■ WHAT THE TASK REQUIRES ■
Your task is to repeat only the lines from the one with "Output the Python" through the one with "from matplotlib.patches import Circle", exactly as they stand, both ends included.

■ RECORDS FOR THE TASK ■
- - -
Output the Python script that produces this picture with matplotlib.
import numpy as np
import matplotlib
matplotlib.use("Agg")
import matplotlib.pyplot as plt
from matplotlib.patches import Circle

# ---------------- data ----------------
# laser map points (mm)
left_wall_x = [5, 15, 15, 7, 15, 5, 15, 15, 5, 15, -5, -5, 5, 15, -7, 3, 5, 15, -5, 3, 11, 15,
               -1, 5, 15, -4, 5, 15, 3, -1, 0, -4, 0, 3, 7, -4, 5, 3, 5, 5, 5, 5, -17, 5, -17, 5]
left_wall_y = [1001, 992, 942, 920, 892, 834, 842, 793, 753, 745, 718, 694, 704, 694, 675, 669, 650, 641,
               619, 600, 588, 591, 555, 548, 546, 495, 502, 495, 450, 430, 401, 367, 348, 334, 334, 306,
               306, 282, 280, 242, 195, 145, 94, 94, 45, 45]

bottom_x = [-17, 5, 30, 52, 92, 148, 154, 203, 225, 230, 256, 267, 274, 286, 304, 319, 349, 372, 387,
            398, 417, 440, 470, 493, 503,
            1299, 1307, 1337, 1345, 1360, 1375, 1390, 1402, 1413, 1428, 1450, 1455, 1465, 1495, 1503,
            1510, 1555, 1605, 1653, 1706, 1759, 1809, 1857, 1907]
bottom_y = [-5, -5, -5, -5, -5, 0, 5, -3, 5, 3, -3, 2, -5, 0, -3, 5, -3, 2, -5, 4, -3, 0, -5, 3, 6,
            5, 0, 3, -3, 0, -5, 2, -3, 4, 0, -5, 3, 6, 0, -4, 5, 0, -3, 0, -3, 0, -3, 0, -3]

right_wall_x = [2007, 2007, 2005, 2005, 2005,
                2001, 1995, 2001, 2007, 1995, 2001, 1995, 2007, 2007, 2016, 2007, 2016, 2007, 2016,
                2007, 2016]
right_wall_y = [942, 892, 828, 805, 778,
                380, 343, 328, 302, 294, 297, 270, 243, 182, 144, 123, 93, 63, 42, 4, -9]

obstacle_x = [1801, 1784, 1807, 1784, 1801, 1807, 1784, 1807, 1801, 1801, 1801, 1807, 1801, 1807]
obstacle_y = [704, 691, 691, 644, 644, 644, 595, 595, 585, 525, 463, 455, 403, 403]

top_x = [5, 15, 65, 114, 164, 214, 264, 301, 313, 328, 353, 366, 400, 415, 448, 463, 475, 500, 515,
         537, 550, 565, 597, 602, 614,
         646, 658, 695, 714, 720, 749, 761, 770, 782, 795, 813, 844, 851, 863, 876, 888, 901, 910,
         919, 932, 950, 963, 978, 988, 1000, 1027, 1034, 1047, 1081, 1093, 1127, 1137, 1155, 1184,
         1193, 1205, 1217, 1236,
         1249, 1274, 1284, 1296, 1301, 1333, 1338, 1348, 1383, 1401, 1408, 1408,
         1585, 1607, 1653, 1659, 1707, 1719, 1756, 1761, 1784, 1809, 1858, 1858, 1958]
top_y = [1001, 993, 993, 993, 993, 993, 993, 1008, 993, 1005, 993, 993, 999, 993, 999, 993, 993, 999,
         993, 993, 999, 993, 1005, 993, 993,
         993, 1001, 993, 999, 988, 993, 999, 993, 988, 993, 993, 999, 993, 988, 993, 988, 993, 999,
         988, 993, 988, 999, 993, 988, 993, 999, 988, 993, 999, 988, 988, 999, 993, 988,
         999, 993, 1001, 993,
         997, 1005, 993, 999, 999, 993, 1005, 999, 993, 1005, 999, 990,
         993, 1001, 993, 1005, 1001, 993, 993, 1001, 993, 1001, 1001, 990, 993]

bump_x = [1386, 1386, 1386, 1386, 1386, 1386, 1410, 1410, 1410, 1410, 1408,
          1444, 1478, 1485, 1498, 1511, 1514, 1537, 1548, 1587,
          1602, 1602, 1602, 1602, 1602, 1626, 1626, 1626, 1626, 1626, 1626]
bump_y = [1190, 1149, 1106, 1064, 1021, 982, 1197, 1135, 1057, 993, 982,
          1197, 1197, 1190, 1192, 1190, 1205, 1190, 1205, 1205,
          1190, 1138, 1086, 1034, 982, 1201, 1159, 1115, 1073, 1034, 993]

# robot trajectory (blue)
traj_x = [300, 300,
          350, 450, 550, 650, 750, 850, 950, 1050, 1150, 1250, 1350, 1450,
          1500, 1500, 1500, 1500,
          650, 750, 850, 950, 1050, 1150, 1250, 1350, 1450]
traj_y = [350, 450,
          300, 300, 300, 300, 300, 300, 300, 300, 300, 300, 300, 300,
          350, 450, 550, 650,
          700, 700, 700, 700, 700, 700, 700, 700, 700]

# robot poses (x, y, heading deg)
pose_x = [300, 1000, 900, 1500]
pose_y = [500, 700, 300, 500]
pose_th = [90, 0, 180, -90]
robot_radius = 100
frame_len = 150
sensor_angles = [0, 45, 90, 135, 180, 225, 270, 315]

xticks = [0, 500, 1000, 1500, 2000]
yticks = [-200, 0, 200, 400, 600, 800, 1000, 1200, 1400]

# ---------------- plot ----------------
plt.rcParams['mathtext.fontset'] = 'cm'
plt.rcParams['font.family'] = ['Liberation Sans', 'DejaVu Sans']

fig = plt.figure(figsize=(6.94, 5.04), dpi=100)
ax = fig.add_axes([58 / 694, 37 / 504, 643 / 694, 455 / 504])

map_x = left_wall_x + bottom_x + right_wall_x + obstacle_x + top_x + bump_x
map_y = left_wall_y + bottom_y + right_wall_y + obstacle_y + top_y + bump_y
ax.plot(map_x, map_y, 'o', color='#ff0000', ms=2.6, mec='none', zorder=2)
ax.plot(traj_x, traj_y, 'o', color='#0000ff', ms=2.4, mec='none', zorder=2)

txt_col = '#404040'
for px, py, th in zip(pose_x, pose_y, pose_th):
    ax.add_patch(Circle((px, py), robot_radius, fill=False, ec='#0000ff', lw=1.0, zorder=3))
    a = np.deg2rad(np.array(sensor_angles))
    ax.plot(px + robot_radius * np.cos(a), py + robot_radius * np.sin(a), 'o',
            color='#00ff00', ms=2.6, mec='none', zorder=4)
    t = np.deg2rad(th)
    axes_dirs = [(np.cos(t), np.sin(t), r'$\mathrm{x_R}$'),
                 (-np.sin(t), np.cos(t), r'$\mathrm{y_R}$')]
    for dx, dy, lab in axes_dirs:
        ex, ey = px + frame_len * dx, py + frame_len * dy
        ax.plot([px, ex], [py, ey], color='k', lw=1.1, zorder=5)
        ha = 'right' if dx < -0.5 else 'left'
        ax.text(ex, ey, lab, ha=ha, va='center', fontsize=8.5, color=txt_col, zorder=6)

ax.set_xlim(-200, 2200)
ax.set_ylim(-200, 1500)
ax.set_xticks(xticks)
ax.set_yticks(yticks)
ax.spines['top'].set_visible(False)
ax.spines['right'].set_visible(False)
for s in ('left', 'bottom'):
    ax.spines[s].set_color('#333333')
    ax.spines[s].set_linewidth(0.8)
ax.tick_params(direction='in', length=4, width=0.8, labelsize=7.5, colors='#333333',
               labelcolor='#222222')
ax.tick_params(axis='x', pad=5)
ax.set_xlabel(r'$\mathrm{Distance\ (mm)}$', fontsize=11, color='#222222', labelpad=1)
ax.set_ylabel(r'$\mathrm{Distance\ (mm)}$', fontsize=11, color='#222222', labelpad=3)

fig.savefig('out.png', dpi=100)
- - -
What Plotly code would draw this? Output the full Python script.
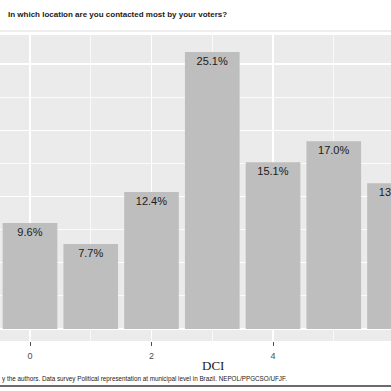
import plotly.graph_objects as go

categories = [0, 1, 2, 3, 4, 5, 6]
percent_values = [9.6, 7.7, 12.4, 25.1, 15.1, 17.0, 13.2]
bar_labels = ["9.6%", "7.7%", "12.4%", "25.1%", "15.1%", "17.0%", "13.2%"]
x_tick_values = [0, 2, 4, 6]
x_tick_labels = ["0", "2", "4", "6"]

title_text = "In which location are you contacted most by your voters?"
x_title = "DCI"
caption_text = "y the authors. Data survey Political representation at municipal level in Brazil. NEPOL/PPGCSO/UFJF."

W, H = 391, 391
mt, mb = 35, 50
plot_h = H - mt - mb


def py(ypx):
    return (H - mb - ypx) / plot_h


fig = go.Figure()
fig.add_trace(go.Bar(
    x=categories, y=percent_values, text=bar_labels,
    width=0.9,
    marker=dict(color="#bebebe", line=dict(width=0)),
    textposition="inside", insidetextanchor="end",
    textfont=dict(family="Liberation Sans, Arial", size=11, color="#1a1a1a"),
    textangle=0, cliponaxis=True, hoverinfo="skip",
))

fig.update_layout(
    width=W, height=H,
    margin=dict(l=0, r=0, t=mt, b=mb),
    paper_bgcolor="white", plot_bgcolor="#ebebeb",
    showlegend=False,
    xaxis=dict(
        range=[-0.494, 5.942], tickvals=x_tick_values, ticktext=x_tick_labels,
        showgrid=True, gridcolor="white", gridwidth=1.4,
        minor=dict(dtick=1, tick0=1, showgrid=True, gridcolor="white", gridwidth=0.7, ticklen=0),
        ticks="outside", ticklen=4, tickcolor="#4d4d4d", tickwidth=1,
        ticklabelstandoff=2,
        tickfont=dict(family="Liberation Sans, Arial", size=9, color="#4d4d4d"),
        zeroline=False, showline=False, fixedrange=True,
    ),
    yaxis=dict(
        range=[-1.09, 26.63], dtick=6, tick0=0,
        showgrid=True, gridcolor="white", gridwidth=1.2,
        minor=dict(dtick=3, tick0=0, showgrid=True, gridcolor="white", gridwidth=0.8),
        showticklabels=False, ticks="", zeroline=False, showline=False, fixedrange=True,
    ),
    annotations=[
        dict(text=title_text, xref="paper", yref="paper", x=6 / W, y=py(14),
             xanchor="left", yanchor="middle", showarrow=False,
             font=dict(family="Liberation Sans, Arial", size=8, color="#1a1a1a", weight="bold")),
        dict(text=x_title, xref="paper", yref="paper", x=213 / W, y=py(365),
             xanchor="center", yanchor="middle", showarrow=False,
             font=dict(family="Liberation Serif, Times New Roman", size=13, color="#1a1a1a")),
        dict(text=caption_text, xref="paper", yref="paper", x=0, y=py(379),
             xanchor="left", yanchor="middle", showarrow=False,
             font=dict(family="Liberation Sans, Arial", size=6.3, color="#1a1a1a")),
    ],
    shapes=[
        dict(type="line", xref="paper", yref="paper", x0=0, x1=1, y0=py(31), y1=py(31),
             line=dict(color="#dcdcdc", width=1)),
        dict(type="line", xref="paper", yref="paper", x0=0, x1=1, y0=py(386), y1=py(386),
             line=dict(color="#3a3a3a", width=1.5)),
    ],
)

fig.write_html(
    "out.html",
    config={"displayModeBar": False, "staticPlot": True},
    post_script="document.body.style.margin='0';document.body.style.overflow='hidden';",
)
- - -
■ SOLUTION TO THE EXERCISE ■
Output the Python script that produces this picture with matplotlib.
import numpy as np
import matplotlib
matplotlib.use("Agg")
import matplotlib.pyplot as plt
from matplotlib.patches import Circle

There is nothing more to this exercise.